Huston-Stein, Aletha; And Others
The independent contributions of action and violence in television programs to children's attention and social behavior were investigated. Pairs of preschool children were assigned to one of four television conditions (1) high action-high violence, (2) high action-low violence, (3) low action-low violence, or (4) no television. Action was defined as rapid movement by characters or objects; violence was physical aggression by characters. Visual attention was greater in high action than in low action programs; there were no differences in attention as a function of violence when action was controlled. Children were observed in free play sessions before and after viewing. Those who saw low action-low violence television or no television increased in imaginative, fantasy play; those who saw high action-high violence decreased in imaginative play; the high action-low violence group fell in between.

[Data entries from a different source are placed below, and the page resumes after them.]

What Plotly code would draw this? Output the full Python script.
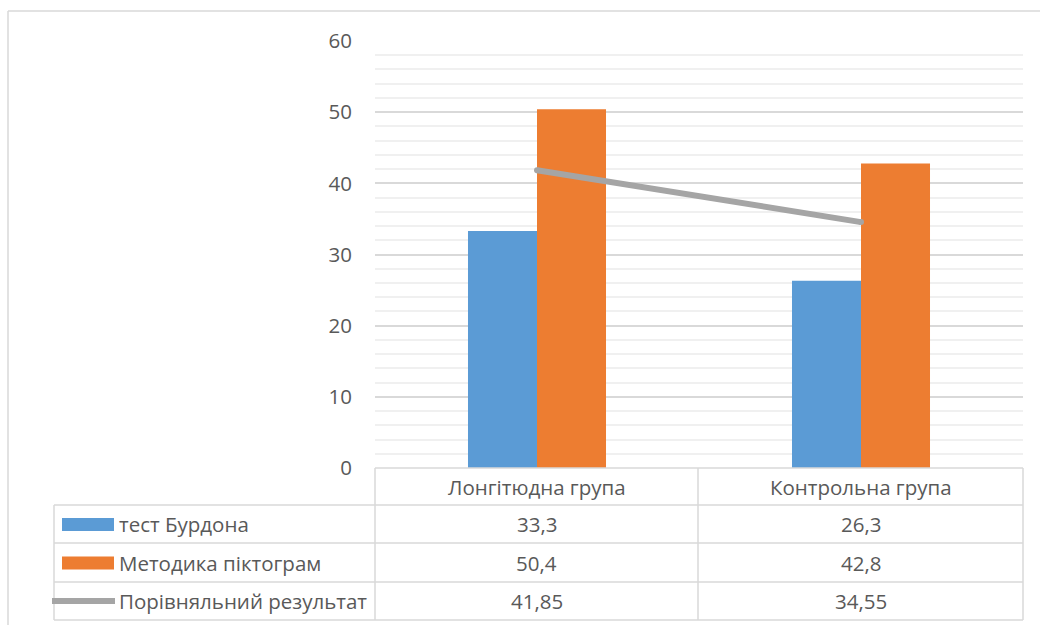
import plotly.graph_objects as go

# Data
categories = ["Лонгітюдна група", "Контрольна група"]
series_names = ["тест Бурдона", "Методика піктограм", "Порівняльний результат"]
bourdon = [33.3, 26.3]
pictogram = [50.4, 42.8]
comparative = [41.85, 34.55]
value_labels = [["33,3", "26,3"], ["50,4", "42,8"], ["41,85", "34,55"]]
y_ticks = [0, 10, 20, 30, 40, 50, 60]

BLUE = "#5b9bd5"
ORANGE = "#ed7d31"
GRAY = "#a5a5a5"
TEXT = "#595959"
GRID = "#d9d9d9"
FONT = "Open Sans"
FS = 20.5

W, H = 1040, 625
L, R, T, B = 375, 1023, 41, 468  # plot area in pixels


def px(x):
    return (x - L) / (R - L)


def py(y):
    return (B - y) / (B - T)


fig = go.Figure()
fig.add_trace(go.Bar(x=categories, y=bourdon, name=series_names[0],
                     marker=dict(color=BLUE, line=dict(width=0))))
fig.add_trace(go.Bar(x=categories, y=pictogram, name=series_names[1],
                     marker=dict(color=ORANGE, line=dict(width=0))))
fig.add_trace(go.Scatter(x=categories, y=comparative, name=series_names[2],
                         mode="lines+markers",
                         line=dict(color=GRAY, width=6),
                         marker=dict(color=GRAY, size=6, line=dict(width=0))))

shapes = []
line_style = dict(color=GRID, width=1.5)


def seg(x0, y0, x1, y1, style=line_style):
    shapes.append(dict(type="line", xref="paper", yref="paper",
                       x0=px(x0), y0=py(y0), x1=px(x1), y1=py(y1), line=style))


# outer chart frame
seg(8, 11, 1045, 11)
seg(8, 11, 8, 630)

# data table grid
row_y = [468, 505, 543, 582, 620]
seg(L, row_y[0], R, row_y[0])
for yy in row_y[1:]:
    seg(54, yy, R, yy)
seg(54, row_y[1], 54, row_y[-1])
for xx in [L, 698, R]:
    seg(xx, row_y[0], xx, row_y[-1])

annotations = []
col_centers = [(L + 698) / 2, (698 + R) / 2]
row_centers = [(row_y[i] + row_y[i + 1]) / 2 for i in range(4)]

for c, cat in zip(col_centers, categories):
    annotations.append(dict(x=px(c), y=py(row_centers[0]), xref="paper", yref="paper",
                            text=cat, showarrow=False, xanchor="center", yanchor="middle",
                            font=dict(family=FONT, size=FS, color=TEXT)))

for i, name in enumerate(series_names):
    yc = row_centers[i + 1]
    annotations.append(dict(x=px(117), y=py(yc), xref="paper", yref="paper",
                            text=name, showarrow=False, xanchor="left", yanchor="middle",
                            font=dict(family=FONT, size=FS, color=TEXT)))
    for c, lab in zip(col_centers, value_labels[i]):
        annotations.append(dict(x=px(c), y=py(yc), xref="paper", yref="paper",
                                text=lab, showarrow=False, xanchor="center", yanchor="middle",
                                font=dict(family=FONT, size=FS, color=TEXT)))

# legend keys inside the table
shapes.append(dict(type="rect", xref="paper", yref="paper", x0=px(62), x1=px(114),
                   y0=py(row_centers[1] - 6), y1=py(row_centers[1] + 7),
                   fillcolor=BLUE, line=dict(width=0)))
shapes.append(dict(type="rect", xref="paper", yref="paper", x0=px(62), x1=px(114),
                   y0=py(row_centers[2] - 6), y1=py(row_centers[2] + 7),
                   fillcolor=ORANGE, line=dict(width=0)))
shapes.append(dict(type="line", xref="paper", yref="paper", x0=px(52), x1=px(115),
                   y0=py(row_centers[3]), y1=py(row_centers[3]),
                   line=dict(color=GRAY, width=6)))

fig.update_layout(
    width=W, height=H,
    margin=dict(l=L, r=W - R, t=T, b=H - B, pad=0),
    paper_bgcolor="white", plot_bgcolor="white",
    barmode="group", bargap=0.574, bargroupgap=0,
    showlegend=False,
    shapes=shapes, annotations=annotations,
    font=dict(family=FONT, color=TEXT),
    xaxis=dict(range=[-0.5, 1.5], showticklabels=False, showgrid=False,
               zeroline=False, showline=False, fixedrange=True),
    yaxis=dict(range=[0, 60], tickvals=y_ticks, ticktext=[str(v) for v in y_ticks],
               showgrid=True, gridcolor=GRID, gridwidth=1.5,
               minor=dict(dtick=2, showgrid=True, gridcolor="#f0f0f0", gridwidth=1.5),
               zeroline=False, showline=False, ticks="", ticklabelstandoff=22,
               tickfont=dict(family=FONT, size=FS, color=TEXT)),
)

fig.write_html("out.html")
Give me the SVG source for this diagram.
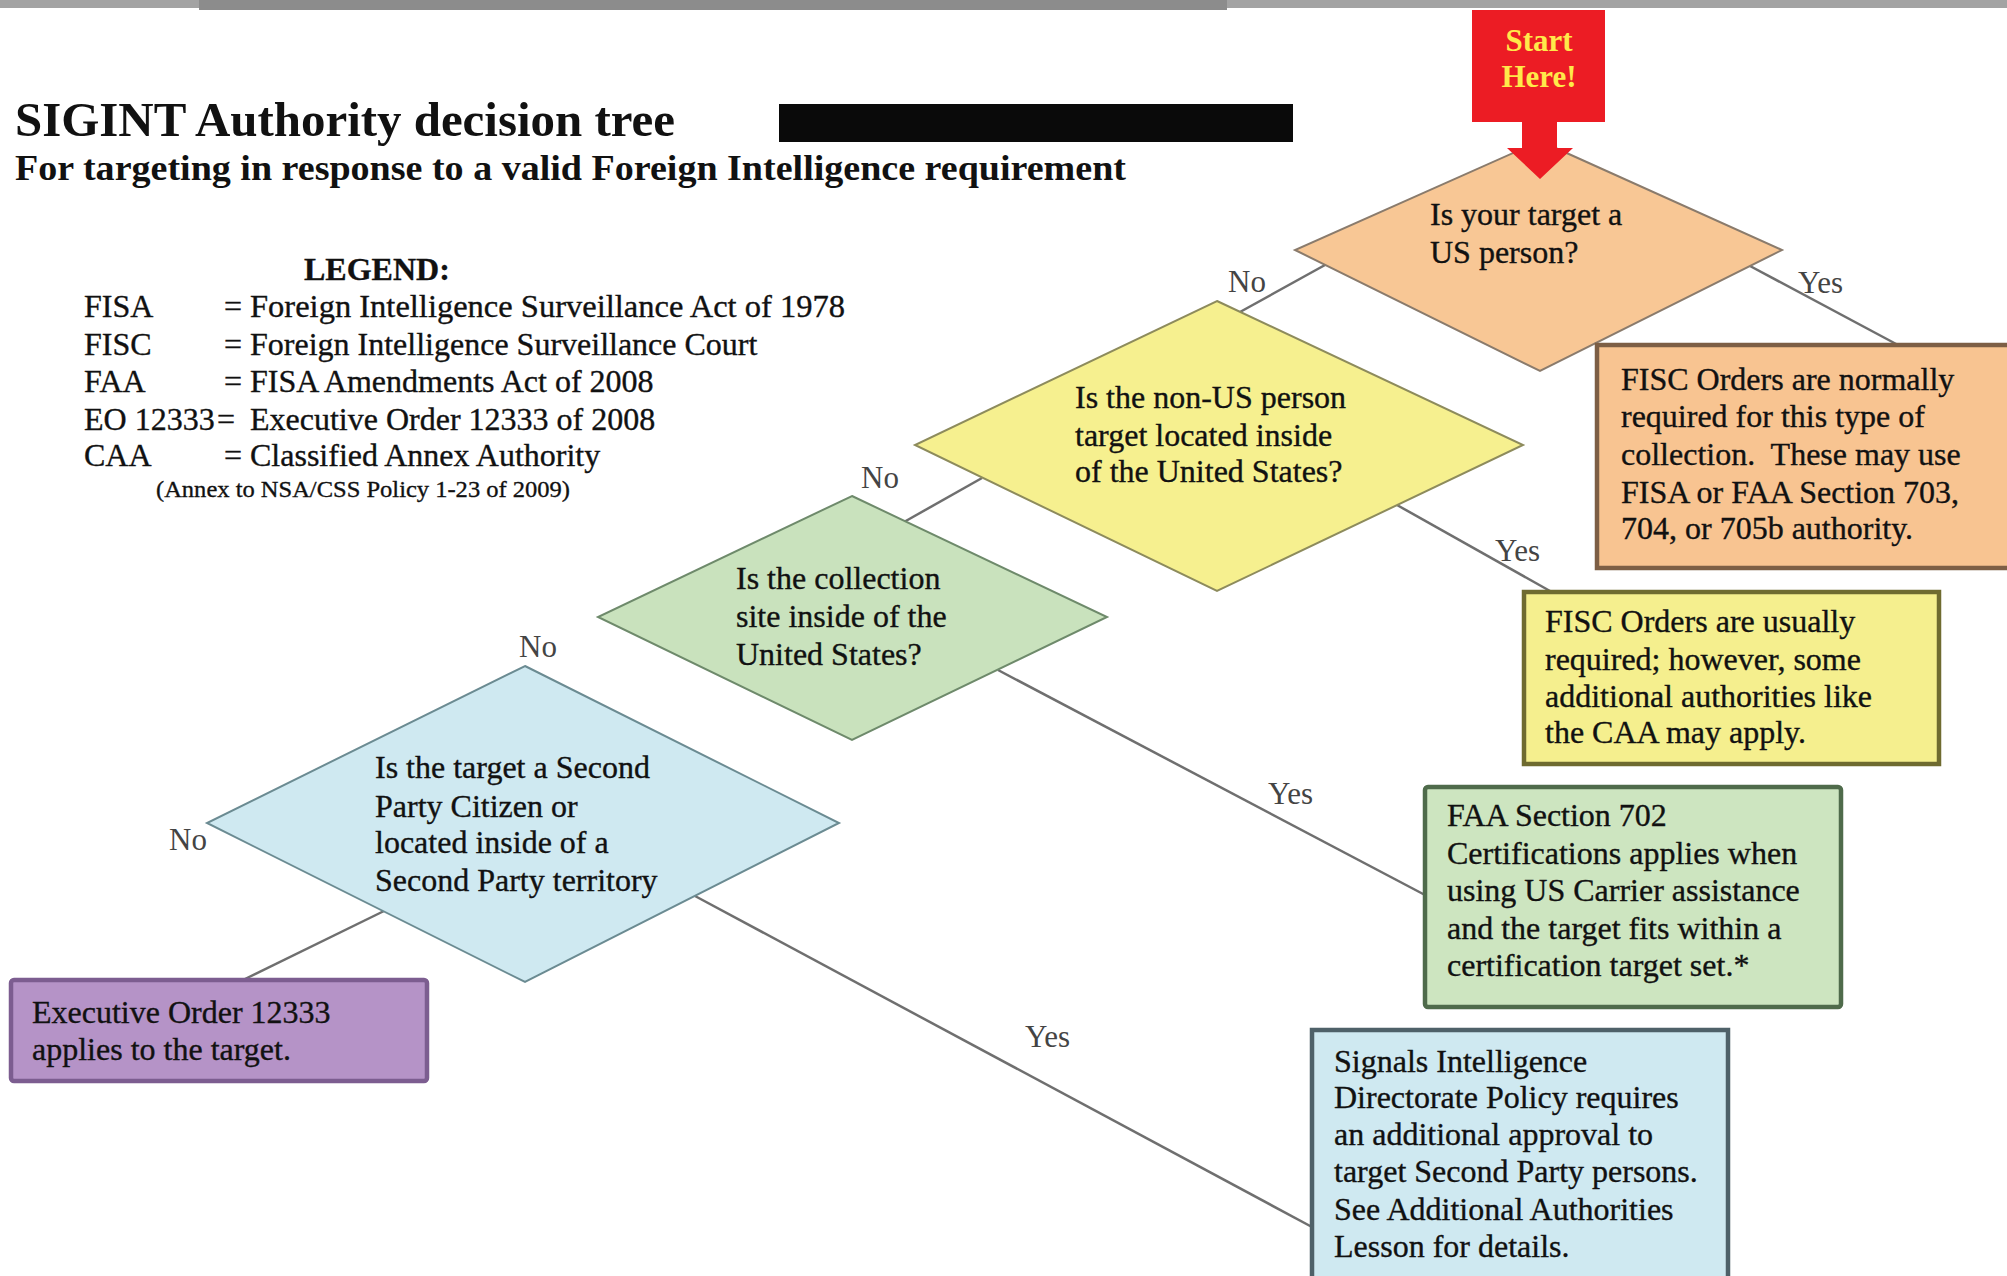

There was some tendency for aggressive behavior to follow the opposite pattern--higher aggression following high action-high violence or high action-low violence than after low action-low violence or no television. There were no differences in activity level as a function of treatment. These results were interpreted as supporting arousal theory more strongly than observational learning theory. (Author/JEG)
Publication Type: Speeches/Meeting Papers; Reports - Research
Education Level: N/A
Authoring Institution: N/A
Note: Paper presented at the meeting of the Southwestern Society for Research in Human Development (Dallas, TX, March 1978). For a related document, see IR 008 192.